Kevin Baton is the paterfamilias of a dysfunctional family vacationing at The Grand Canyon. His autistic son angers ancient spirits by stealing mystic pebbles from a forbidden cave. Some dumb teen we thankfully never see helpfully explains, “There’s all kinds of creepy old shit in this place.” He’s not wrong. The caves & curves of The Grand Canyon have an ancient, old world magnetism to them that can really chill you in their enormity. That’s why, I’m assuming, The Darkness spends as little time there as possible & scuttles the family back to their standard issue suburban home as soon as it gets the chance. You wouldn’t want the majestic beauty & ancient spookiness of a natural phenomenon getting in the way of a familial melodrama after all, especially not in a cheap horror flick. No way. The Darkness is mostly of a portrait of a family unraveling where each member is dutifully assigned a personal struggle to overcome (adultery, alcoholism, autism, an eating disorder) and evil pebbles that open dimensional gateways to the Native American version of the Apocalypse are reduced to manifestations of bad karma due to a business dad’s selfishness in choosing work over family. Oh yeah, and Paul Reiser stops by, which I guess is scary in its own way too.
The Darkness is never truly scary, but it can occasionally be amusing in its ineptitude. I especially found it humorous when the film claims that autism puts children in a more spiritually receptive state, which is why its spooky-autistic tyke who steals the Apocalypse stones befriends a ghost he names Jenny & opens a portal to a ghost dimension on his bedroom wall (a plot detail that’s very reminiscent of last year’s Paranormal Activity: The Ghost Dimension). If turning a mental disorder into a source of cheap horror isn’t goofily offensive/insensitive enough for you, the film is just as willing as any 80s misfire you can think of to other Native American societies as some kind of spooky mystics and only portray them performing spooky-mystic rituals involving chants & feathers. There’s also more standard-issue cliches the film tosses out (I assume) for a laugh: crows as foreshadowing, husbands ignoring their wives’ claims of hauntings, spooky Google (em, “E-web”) search results, etc.
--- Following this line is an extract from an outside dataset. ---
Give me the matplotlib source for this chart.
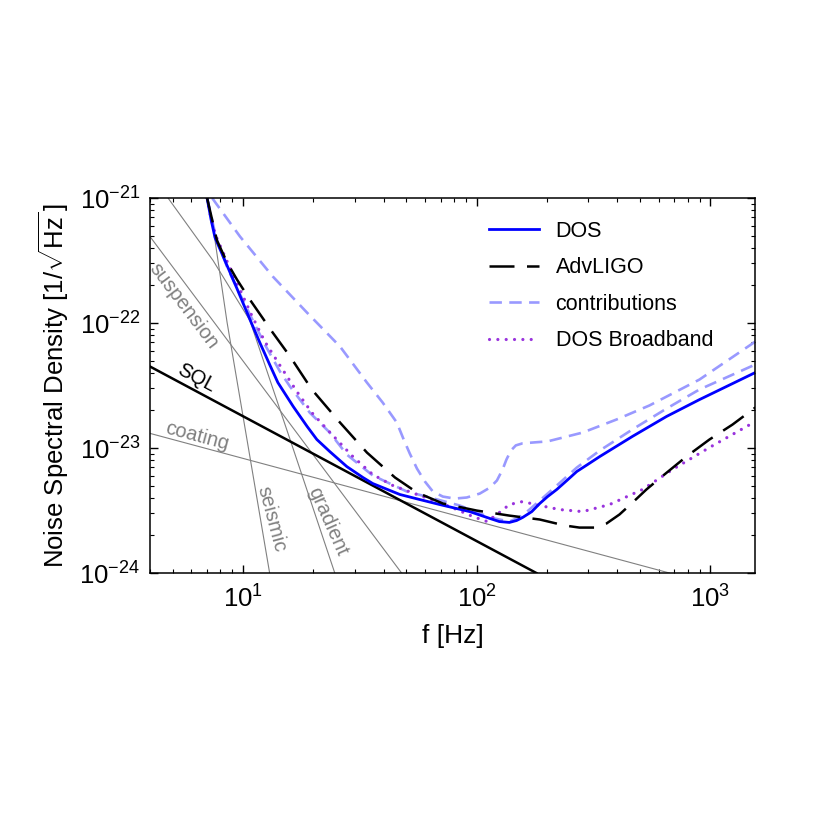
import numpy as np
import matplotlib
matplotlib.use("Agg")
import matplotlib.pyplot as plt
from matplotlib.lines import Line2D
from matplotlib.ticker import NullFormatter

plt.rcParams['font.family'] = ['Liberation Sans', 'DejaVu Sans']
plt.rcParams['mathtext.fontset'] = 'custom'
plt.rcParams['mathtext.rm'] = 'Liberation Sans'
plt.rcParams['mathtext.it'] = 'Liberation Sans:italic'
plt.rcParams['mathtext.bf'] = 'Liberation Sans:bold'

# --- data (f in Hz, amplitude spectral density in 1/sqrt(Hz)) ---
dos_f = [7.02, 7.30, 7.59, 8.55, 9.42, 10.7, 11.8, 13.0, 14.1, 16.4, 18.8, 20.7, 23.5, 27.8,
         32.6, 35.9, 46.9, 57.1, 69.5, 93.3, 114, 125, 138, 148, 157, 172, 186, 201, 220,
         243, 268, 298, 336, 464, 649, 897, 1556]
dos_asd = [1.0e-21, 6.73e-22, 4.83e-22, 2.88e-22, 1.89e-22, 1.07e-22, 6.98e-23, 4.66e-23,
           3.34e-23, 2.15e-23, 1.49e-23, 1.17e-23, 9.38e-24, 7.11e-24, 5.81e-24, 5.20e-24,
           4.25e-24, 3.87e-24, 3.53e-24, 3.10e-24, 2.73e-24, 2.58e-24, 2.54e-24, 2.63e-24,
           2.78e-24, 3.10e-24, 3.60e-24, 4.09e-24, 4.66e-24, 5.50e-24, 6.49e-24, 7.38e-24,
           8.55e-24, 1.24e-23, 1.79e-23, 2.44e-23, 4.02e-23]

ligo_f = [7.02, 7.74, 8.55, 9.42, 10.7, 13.4, 15.9, 19.7, 26.0, 33.9, 44.7, 55.5, 71.6, 100,
          138, 186, 238, 275, 319, 359, 408, 464, 532, 605, 789, 990, 1242, 1556]
ligo_asd = [1.0e-21, 4.57e-22, 3.05e-22, 2.23e-22, 1.54e-22, 8.39e-23, 5.40e-23, 2.94e-23,
            1.60e-23, 9.20e-24, 5.81e-24, 4.41e-24, 3.60e-24, 3.16e-24, 2.88e-24, 2.68e-24,
            2.40e-24, 2.31e-24, 2.31e-24, 2.49e-24, 2.94e-24, 3.66e-24, 4.66e-24, 5.70e-24,
            8.55e-24, 1.17e-23, 1.54e-23, 2.11e-23]

contrib_hi_f = [7.38, 9.71, 13.4, 18.8, 26.0, 33.9, 39.6, 45.5, 48.7, 51.7, 55.5, 60.0, 64.9,
                71.6, 80.5, 90.6, 103, 114, 122, 129, 134, 140, 147, 157, 177, 201, 284, 396,
                548, 897, 1556]
contrib_hi_asd = [1.0e-21, 4.92e-22, 2.36e-22, 1.21e-22, 6.49e-23, 3.34e-23, 2.31e-23,
                  1.60e-23, 1.17e-23, 9.04e-24, 6.85e-24, 5.40e-24, 4.49e-24, 4.09e-24,
                  3.94e-24, 4.02e-24, 4.32e-24, 4.83e-24, 5.50e-24, 6.73e-24, 8.09e-24,
                  9.55e-24, 1.05e-23, 1.09e-23, 1.11e-23, 1.13e-23, 1.33e-23, 1.69e-23,
                  2.19e-23, 3.53e-23, 7.11e-23]

contrib_lo_f = [7.02, 7.67, 8.63, 10.7, 12.4, 14.4, 15.9, 19.3, 23.5, 27.8, 35.9, 50.2, 63.0,
                84.5, 114, 138, 157, 186, 220, 268, 336, 464, 649, 897, 1556]
contrib_lo_asd = [1.0e-21, 4.83e-22, 2.68e-22, 1.17e-22, 6.73e-23, 4.09e-23, 3.10e-23,
                  1.92e-23, 1.33e-23, 8.87e-24, 6.03e-24, 4.49e-24, 4.02e-24, 3.47e-24,
                  2.78e-24, 2.58e-24, 2.88e-24, 3.80e-24, 5.01e-24, 6.98e-24, 9.55e-24,
                  1.41e-23, 2.07e-23, 2.94e-23, 4.66e-23]

bb_f = [7.02, 7.30, 7.67, 8.63, 9.71, 10.9, 12.4, 14.4, 17.0, 19.7, 22.9, 29.5, 35.9, 43.8,
        55.5, 69.5, 82.2, 96.2, 111, 125, 138, 157, 186, 226, 284, 370, 512, 688, 990, 1556]
bb_asd = [1.0e-21, 6.85e-22, 4.92e-22, 2.99e-22, 1.85e-22, 1.15e-22, 7.11e-23, 4.57e-23,
          2.83e-23, 1.92e-23, 1.41e-23, 8.55e-24, 6.14e-24, 5.01e-24, 4.25e-24, 3.66e-24,
          3.22e-24, 2.83e-24, 2.58e-24, 3.05e-24, 3.53e-24, 3.73e-24, 3.47e-24, 3.22e-24,
          3.10e-24, 3.53e-24, 4.66e-24, 6.73e-24, 1.01e-23, 1.63e-23]

sql_f = [4.0, 180.0]
sql_asd = [4.49e-23, 1.0e-24]

coating_f = [4.0, 668.0]
coating_asd = [1.31e-23, 1.0e-24]

suspension_f = [4.0, 47.7]
suspension_asd = [4.92e-22, 1.0e-24]

gradient_f = [4.78, 7.45, 10.7, 15.9, 24.7]
gradient_asd = [1.0e-21, 3.16e-22, 1.05e-22, 1.17e-23, 1.0e-24]

seismic_f = [7.08, 7.45, 8.55, 10.4, 13.0]
seismic_asd = [1.0e-21, 5.81e-22, 1.01e-22, 1.17e-23, 1.0e-24]

x_ticks = [10, 100, 1000]
x_ticklabels = [r'$10^{1}$', r'$10^{2}$', r'$10^{3}$']
y_ticks = [1e-24, 1e-23, 1e-22, 1e-21]
y_ticklabels = [r'$10^{-24}$', r'$10^{-23}$', r'$10^{-22}$', r'$10^{-21}$']

# --- figure ---
fig = plt.figure(figsize=(8.3, 8.3), dpi=100)
ax = fig.add_axes([0.1807, 0.3096, 0.7289, 0.4518])
ax.set_xscale('log')
ax.set_yscale('log')

gray = '#808080'
light = '#9999ff'
purple = '#9933dd'
dotted = (0, (0.01, 2.6))
for f, a in [(suspension_f, suspension_asd), (coating_f, coating_asd),
             (gradient_f, gradient_asd), (seismic_f, seismic_asd)]:
    ax.plot(f, a, color=gray, lw=0.8)
ax.plot(sql_f, sql_asd, color='black', lw=1.8)

ax.plot(contrib_hi_f, contrib_hi_asd, color=light, lw=1.9, dashes=(4.7, 2.8))
ax.plot(contrib_lo_f, contrib_lo_asd, color=light, lw=1.9, dashes=(4.7, 2.8))
ax.plot(bb_f, bb_asd, color=purple, lw=2.3, linestyle=dotted, dash_capstyle='round')
ax.plot(dos_f, dos_asd, color='#0000ff', lw=2.0)
ax.plot(ligo_f, ligo_asd, color='black', lw=1.8, dashes=(10, 5))

ax.set_xlim(4.0, 1550)
ax.set_ylim(1e-24, 1e-21)

# curve labels
lab = dict(fontsize=14.5, color=gray, ha='center', va='center', rotation_mode='anchor')
ax.text(5.6, 1.38e-22, 'suspension', rotation=-53, **lab)
ax.text(6.35, 1.24e-23, 'coating', rotation=-15, **lab)
ax.text(13.2, 2.68e-24, 'seismic', rotation=-75, **lab)
ax.text(23.1, 2.58e-24, 'gradient', rotation=-66, **lab)
ax.text(6.3, 3.66e-23, 'SQL', rotation=-28, fontsize=14.5, color='black',
        ha='center', va='center', rotation_mode='anchor')

handles = [Line2D([], [], color='#0000ff', lw=2.0),
           Line2D([], [], color='black', lw=1.8, dashes=(10, 5)),
           Line2D([], [], color=light, lw=1.9, dashes=(4.7, 2.8)),
           Line2D([], [], color=purple, lw=2.3, linestyle=dotted, dash_capstyle='round')]
labels = ['DOS', 'AdvLIGO', 'contributions', 'DOS Broadband']
ax.legend(handles, labels, loc='upper left', bbox_to_anchor=(0.56, 0.94),
          frameon=False, fontsize=15.5, handlelength=2.35, handletextpad=0.75,
          labelspacing=0.72, borderpad=0, borderaxespad=0)

ax.set_xticks(x_ticks)
ax.set_xticklabels(x_ticklabels)
ax.set_yticks(y_ticks)
ax.set_yticklabels(y_ticklabels)
ax.xaxis.set_minor_formatter(NullFormatter())
ax.yaxis.set_minor_formatter(NullFormatter())
ax.tick_params(which='both', direction='in', top=True, right=True, labelsize=18.5)
ax.tick_params(which='major', length=6, width=1, pad=7)
ax.tick_params(axis='x', which='major', pad=9)
ax.tick_params(which='minor', length=3, width=0.8)
for s in ax.spines.values():
    s.set_linewidth(1.1)

ax.set_xlabel('f [Hz]', fontsize=19, labelpad=8)
ax.set_ylabel(r'Noise Spectral Density $[1/\sqrt{\mathrm{Hz}}\,]$', fontsize=18.5, labelpad=6)

fig.savefig('out.png', dpi=100)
Had The Darkness stayed in the desert it might’ve borrowed some of the same location-specific horror that colored properties like Pitch Black, The Descent, and 127 Hours in a memorable way. Had it portrayed evil spirits a little more menacing than a dude wearing fake wolf hide to Burning Man it might’ve convincingly threatened an imminent Apocalypse. Had it not reduced autism or Native American rituals into cheap gimmicks & novelties I might not have laughed in its face. As is, it’s a fairly run-of-the-mill PG-13 horror with just enough goofy misfires to make the experience enjoyably corny & mildly offensive, as if the Lifetime Channel had started producing late night creature features (which is a racket Lifetime totally should break into).